The joint employer doctrine is good for workers because it prevents the employer from playing a shell game. It allows workers to sue ALL of their employers if wages are stolen, overtime is not paid, and if other labor law violations occur. The joint employer doctrine is also good for workers because it is a protection for those circumstances in which one of the joint employers goes out of business or files for bankruptcy. For practical reasons, wages and money damages generally cannot be collected from a defunct business. Under the joint employer doctrine, employees can sue all of their joint employers, which helps ensure that workers can recover the wages they are owed.
Earlier this year, the federal Department of Labor (“DOJ”) issued new regulations under the FLSA weakening the joint employer doctrine. See DOJ’s 2020 Final Rule here. This was a pro-employer Final Rule and was very much “anti-worker.”
Essentially, the DOJ’s 2020 Final Rule crafted a very narrow definition of “joint employer” in circumstances of vertical joint employment. As an example, in the construction industry, imagine an employee who works for a subcontractor which, in turn, is hired by a general contractor. Depending on various factors, that might be an example of vertical joint employment. Staffing agencies and restaurant franchises are other common examples of vertical joint employment. The DOJ’s 2020 Final Rule created a very narrow definition of joint employment taking into account only four factors:
- Which employer actually hires or fires an employee
- Which employer actually supervises and controls the employee’s work schedule or conditions of employment to a substantial degree
- Which employer actually determines the employee’s pay and method of payment and
- Which employer actually maintains employment records
The DOJ’s 2020 Final Rule explicitly excluded various factors that are traditionally considered when courts evaluate whether joint employer liability exists. For example, the 2020 Final Rule explicitly excluded whether an employer has the right or ability to hire or fire an employee. Rather, the 2020 Final Rule looks only to which employer actually did the hiring or firing. The Final Rule also excluded other factors like whether the work involves a special skill, initiative or use of judgment, whether a worker has the opportunity for profit or loss, whether the worker uses his/her own tools and equipment, whether the worker has similar relationships with other businesses and more.
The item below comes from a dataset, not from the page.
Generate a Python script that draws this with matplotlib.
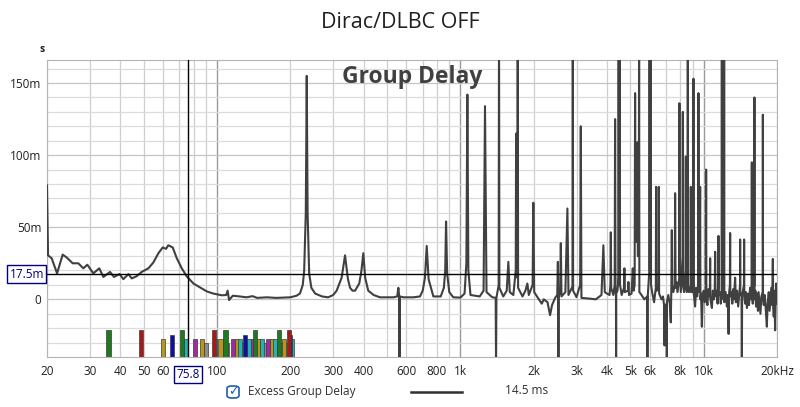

As noted, in good news for workers, a federal judge has struck down the DOJ’s 2020 Final Rule with respect to situations of alleged vertical joint employment. See New York v. Scalia, Case No. 1:20-cv-1689 (SDNY, September 8, 2020). More than 20 Attorneys General from various States around the country sued to overturn the 2020 Final Rule. They argued that, in issuing its narrow definition of joint employer, the Final Rule was contrary to what the FLSA required, was contrary to Supreme Court and other legal precedents, was without logic and was capricious. Fortunately for workers, the court agreed. The DOJ will now have to use the previous, more expansive, definition of “joint employer” which is more protective of employees.